Al centro della serata dei Notturni d'Arte di sabato 2 agosto saranno Baldo Bonafari e la moglie Sibilia Cetto, fondatori della cosiddetta cittadella francescana, complesso edilizio costruito per finalità benefiche nel corso del secondo-terzo decennio del XV secolo, delimitato dalle attuali via del Santo, via San Francesco e via Galileo. A introdurre il pubblico al cospetto dei due coniugi, devotissimi di san Francesco, saranno una conversazione di Silvana Collodo, docente di Storia medievale dell'Università di Padova, la lettura di poesie con accompagnamento musicale San Francesco nello sguardo della poesia con Michele Silvestrin (voce recitante) e Sara Pozzato (flauto traverso); il risultato di quest’opera di grandiosa carità si potrà ammirare nelle visite guidate alla chiesa di San Francesco, alla Scuola della Carità e all'Oratorio di Santa Margherita.

Il complesso rispondeva al proposito dei fondatori di mettere a disposizione di poveri e di infermi un grande polo di assistenza pubblica. L’isolato era composto da due insiemi: il primo e più cospicuo era formato da stabili destinati alla degenza di ammalati, all’alloggio di inabili e indigenti, oltre che del personale medico e di servizio, mentre il secondo, concentrato a sud del precedente, comprendeva la nuova chiesa di San Francesco e il convento dei frati minori. Il campo delle finalità benefiche era completato dall’associazione laicale di Santa Maria della Carità, i cui membri operavano nella sede, eretta giusto a fronte della chiesa, per la raccolta e distribuzione dei proventi di elemosine e legati testamentari da destinare a famiglie bisognose e a ragazze da marito ma prive di dote.

Gli istituti sorti o, nel caso della confraternita, potenziati dai Bonafari, svolsero la funzione degli ospedali centrali, predisposti in quel tempo dalle autorità cittadine di alcune grandi città dell’alta Italia.
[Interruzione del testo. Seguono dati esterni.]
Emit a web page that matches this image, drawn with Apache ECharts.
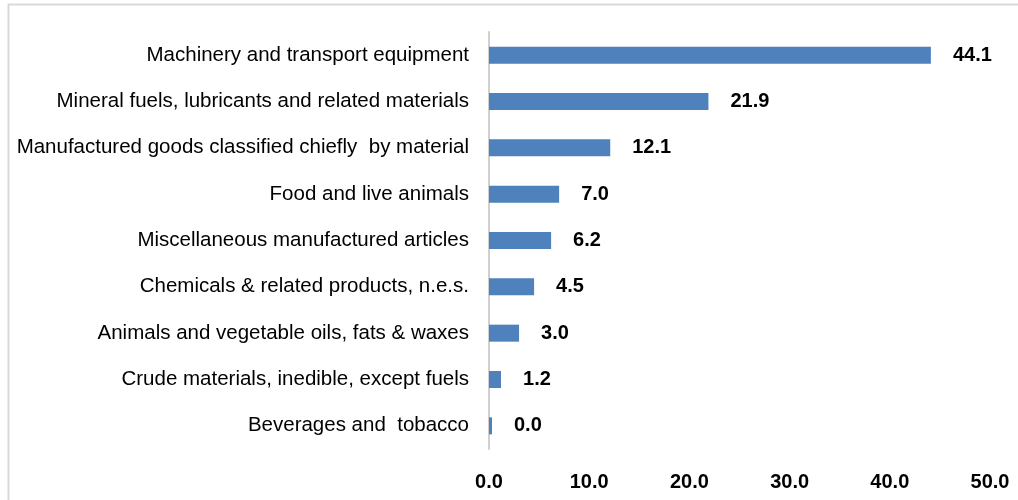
<!DOCTYPE html>
<html>
<head>
<meta charset="utf-8">
<script src="https://cdn.jsdelivr.net/npm/echarts@6/dist/echarts.min.js"></script>
<style>
  html, body { margin: 0; padding: 0; background: #fff; }
  #chart { width: 1018px; height: 500px; }
</style>
</head>
<body>
<div id="chart"></div>
<script>
// categories listed bottom to top (ECharts category axis starts at the bottom)
var categories = [
  'Beverages and  tobacco',
  'Crude materials, inedible, except fuels',
  'Animals and vegetable oils, fats & waxes',
  'Chemicals & related products, n.e.s.',
  'Miscellaneous manufactured articles',
  'Food and live animals',
  'Manufactured goods classified chiefly  by material',
  'Mineral fuels, lubricants and related materials',
  'Machinery and transport equipment'
];
var shares = [0.0, 1.2, 3.0, 4.5, 6.2, 7.0, 12.1, 21.9, 44.1];
var axisTicks = [0, 10, 20, 30, 40, 50];

var font = '"Liberation Sans", Arial, sans-serif';

var myChart = echarts.init(document.getElementById('chart'));
var option = {
  animation: false,
  grid: { left: 489, right: 28, top: 32, bottom: 51, containLabel: false, outerBoundsMode: 'none' },
  // light frame around the chart area
  graphic: [{
    type: 'rect',
    shape: { x: 8.5, y: 4.5, width: 1100, height: 600 },
    style: { fill: 'none', stroke: '#d9d9d9', lineWidth: 2 },
    silent: true
  }],
  xAxis: {
    type: 'value',
    min: axisTicks[0],
    max: axisTicks[axisTicks.length - 1],
    interval: 10,
    splitLine: { show: false },
    axisLine: { show: false },
    axisTick: { show: false },
    axisLabel: {
      margin: 23,
      fontFamily: font,
      fontSize: 20,
      fontWeight: 'bold',
      color: '#000',
      formatter: function (v) { return v.toFixed(1); }
    }
  },
  yAxis: {
    type: 'category',
    data: categories,
    axisLine: { show: true, lineStyle: { color: '#d0d0d0', width: 2 } },
    axisTick: { show: false },
    axisLabel: {
      margin: 20,
      fontFamily: font,
      fontSize: 20.5,
      color: '#000'
    }
  },
  series: [{
    type: 'bar',
    data: shares,
    barWidth: 17,
    barMinHeight: 3,
    itemStyle: { color: '#4f81bd' },
    label: {
      show: true,
      position: 'right',
      distance: 22,
      fontFamily: font,
      fontSize: 20,
      fontWeight: 'bold',
      color: '#000',
      formatter: function (p) { return p.value.toFixed(1); }
    }
  }]
};
myChart.setOption(option);
</script>
</body>
</html>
Ma negli anni di realizzazione del progetto, Baldo Bonafari, originario di Piombino, giunto a Padova verso il 1381, non deteneva alcuna carica o ufficio di governo: anzi, egli stava scontando l’esilio cui era stato condannato dalle autorità veneziane, subentrate alla fine del 1405 al signore padovano Francesco Novello da Carrara, per il fatto di essere stato uno stretto collaboratore di questi e prima ancora del padre Francesco il Vecchio. Come si spiega quindi l'opera di Baldo Bonafari e della moglie Sibilia, la quale mise a disposizione per l’esecuzione dell’impresa e la dotazione dell’ospedale il ricco patrimonio di case in città e di fondi agricoli nel contado, a lei pervenuto per eredità paterna e accresciuto grazie a donazioni d’immobili, effettuate da donne cui essa era legata per parentela o per amicizia e che aveva saputo coinvolgere nell’iniziativa? La destinazione a fini assistenziali del patrimonio di Sibilia e di quello senz’altro inferiore del marito, risentì sicuramente della mancata nascita o della precocissima scomparsa di figli della coppia, ma ebbe soprattutto un significato politico: la scelta della fondazione rispondeva al proposito di sanare le emozioni della disgrazia politica con l’impiego dei beni donati da Dio a vantaggio di anziani e malati.